Through interviewing primarily Black staffers, Jones unveils a picture of underrepresentation in a stifling and unchanging workplace–Congress still has a lot of internal work to do in increasing diversity to change that atmosphere. 

With the context of historical and contemporary Black existence in Congress, we return to Marjorie Taylor Greene and Jasmine Crockett in the House Oversight Committee. Greene’s racist remark about Crockett’s eyelashes and the subsequent response is surrounded by a plethora of similar situations that have taken place in Congress in the contemporary era. 

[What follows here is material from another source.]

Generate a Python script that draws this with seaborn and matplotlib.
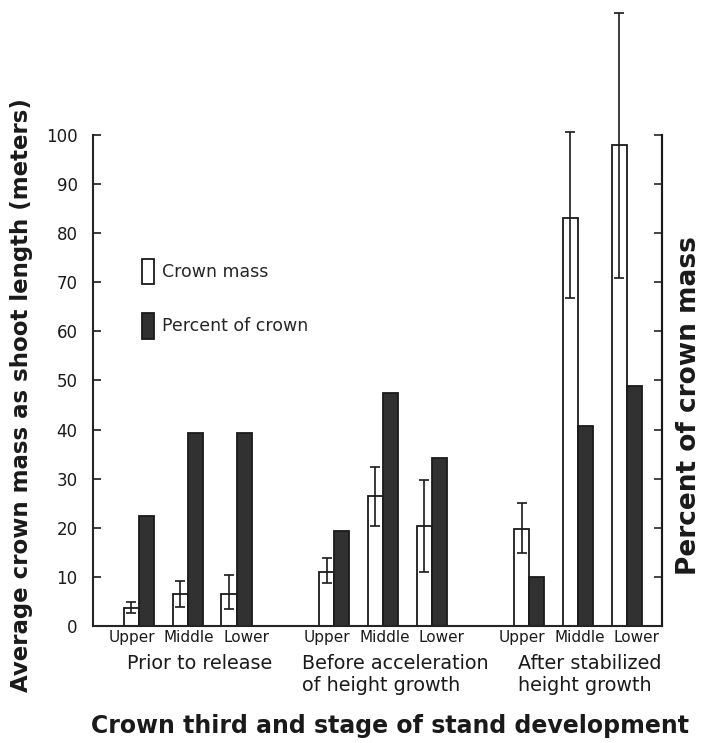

In January of 2024, Representative Barbara Lee shared an anecdote during a CNN interview. When trying to enter the Capitol to vote, Representative Lee was stopped by a white man and asked “Whose pin did you steal?” in regards to the pin that denoted her as a member of Congress. That same year, Representative Greene “accidentally” referred to Somali Representative Ilhan Omar as “Representative Ilhan Omar of Somalia.” Representative Tony Nehls called the Black husband of Representative Cori Bush a “thug,” and said that the death threats Bush had received were because she was “so loud all the time.” During the TikTok hearing, Senator Tom Cotton repeatedly asked Singaporean TikTok CEO Shou Chew if he was Chinese or connected to the Chinese government, despite repeated reminders of his nationality.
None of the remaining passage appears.